#### ENTRIES PROVIDED ####

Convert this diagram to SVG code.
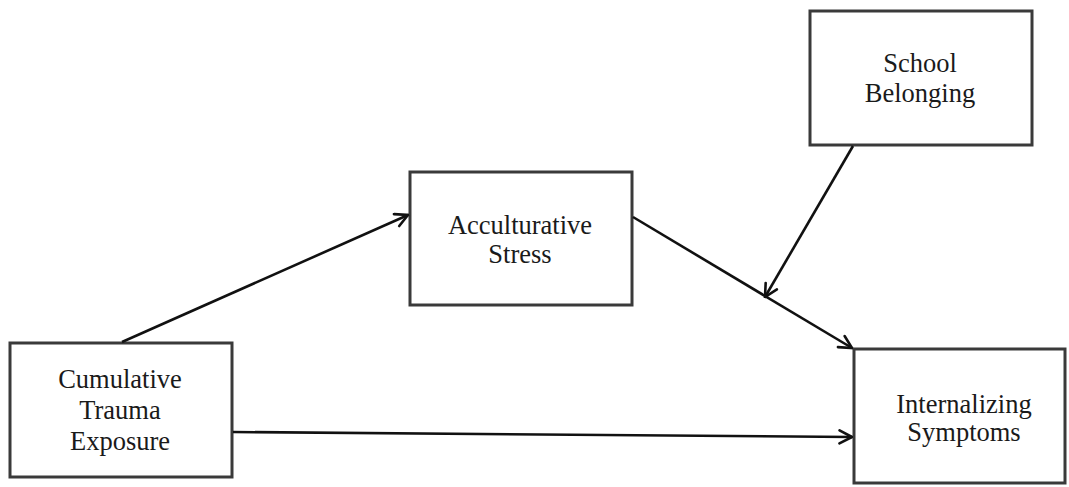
<svg xmlns="http://www.w3.org/2000/svg" width="1069" height="487" viewBox="0 0 1069 487">
  <style>
    .box { fill: #ffffff; stroke: #3a3a3a; stroke-width: 3; }
    .lbl { font-family: "Liberation Serif", "Times New Roman", serif; font-size: 26.5px; fill: #1a1a1a; text-anchor: middle; }
    .edge { fill: none; stroke: #111111; stroke-width: 2.6; marker-end: url(#arrow); }
  </style>
  <defs>
    <marker id="arrow" viewBox="0 0 16 16" refX="14.5" refY="8" markerWidth="16" markerHeight="16" markerUnits="userSpaceOnUse" orient="auto">
      <path d="M2,1.5 L14.5,8 L2,14.5" fill="none" stroke="#111111" stroke-width="2.6" stroke-linecap="round" stroke-linejoin="miter"/>
    </marker>
  </defs>
  <rect width="1069" height="487" fill="#ffffff"/>

  <g id="school-belonging">
    <rect class="box" x="810" y="11" width="222" height="134"/>
    <text class="lbl" x="920" y="72">School</text>
    <text class="lbl" x="920" y="102">Belonging</text>
  </g>

  <g id="acculturative-stress">
    <rect class="box" x="410" y="172" width="222" height="133"/>
    <text class="lbl" x="520" y="234">Acculturative</text>
    <text class="lbl" x="520" y="263">Stress</text>
  </g>

  <g id="cumulative-trauma-exposure">
    <rect class="box" x="10" y="343" width="222" height="134"/>
    <text class="lbl" x="120" y="388">Cumulative</text>
    <text class="lbl" x="120" y="419">Trauma</text>
    <text class="lbl" x="120" y="450">Exposure</text>
  </g>

  <g id="internalizing-symptoms">
    <rect class="box" x="854" y="349" width="211" height="134"/>
    <text class="lbl" x="964" y="413">Internalizing</text>
    <text class="lbl" x="964" y="441">Symptoms</text>
  </g>

  <g id="connectors">
    <line class="edge" x1="122" y1="342" x2="408" y2="215"/>
    <line class="edge" x1="233" y1="432" x2="852" y2="437"/>
    <line class="edge" x1="633" y1="217" x2="852" y2="348"/>
    <line class="edge" x1="853" y1="146" x2="765" y2="297"/>
  </g>
</svg>
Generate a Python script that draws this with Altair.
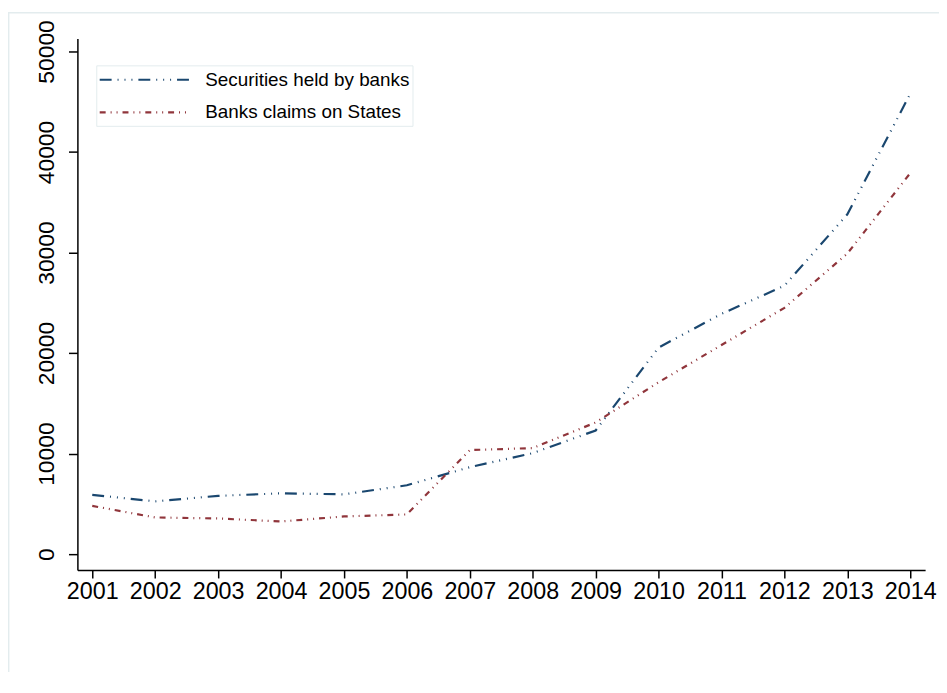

####

*TO DO*: Restate the whole listing above exactly, please, omitting every image.

*THE RESULT*:
Convert this diagram to SVG code.
<svg xmlns="http://www.w3.org/2000/svg" width="1069" height="487" viewBox="0 0 1069 487">
  <style>
    .box { fill: #ffffff; stroke: #3a3a3a; stroke-width: 3; }
    .lbl { font-family: "Liberation Serif", "Times New Roman", serif; font-size: 26.5px; fill: #1a1a1a; text-anchor: middle; }
    .edge { fill: none; stroke: #111111; stroke-width: 2.6; marker-end: url(#arrow); }
  </style>
  <defs>
    <marker id="arrow" viewBox="0 0 16 16" refX="14.5" refY="8" markerWidth="16" markerHeight="16" markerUnits="userSpaceOnUse" orient="auto">
      <path d="M2,1.5 L14.5,8 L2,14.5" fill="none" stroke="#111111" stroke-width="2.6" stroke-linecap="round" stroke-linejoin="miter"/>
    </marker>
  </defs>
  <rect width="1069" height="487" fill="#ffffff"/>

  <g id="school-belonging">
    <rect class="box" x="810" y="11" width="222" height="134"/>
    <text class="lbl" x="920" y="72">School</text>
    <text class="lbl" x="920" y="102">Belonging</text>
  </g>

  <g id="acculturative-stress">
    <rect class="box" x="410" y="172" width="222" height="133"/>
    <text class="lbl" x="520" y="234">Acculturative</text>
    <text class="lbl" x="520" y="263">Stress</text>
  </g>

  <g id="cumulative-trauma-exposure">
    <rect class="box" x="10" y="343" width="222" height="134"/>
    <text class="lbl" x="120" y="388">Cumulative</text>
    <text class="lbl" x="120" y="419">Trauma</text>
    <text class="lbl" x="120" y="450">Exposure</text>
  </g>

  <g id="internalizing-symptoms">
    <rect class="box" x="854" y="349" width="211" height="134"/>
    <text class="lbl" x="964" y="413">Internalizing</text>
    <text class="lbl" x="964" y="441">Symptoms</text>
  </g>

  <g id="connectors">
    <line class="edge" x1="122" y1="342" x2="408" y2="215"/>
    <line class="edge" x1="233" y1="432" x2="852" y2="437"/>
    <line class="edge" x1="633" y1="217" x2="852" y2="348"/>
    <line class="edge" x1="853" y1="146" x2="765" y2="297"/>
  </g>
</svg>
Generate a Python script that draws this with Altair.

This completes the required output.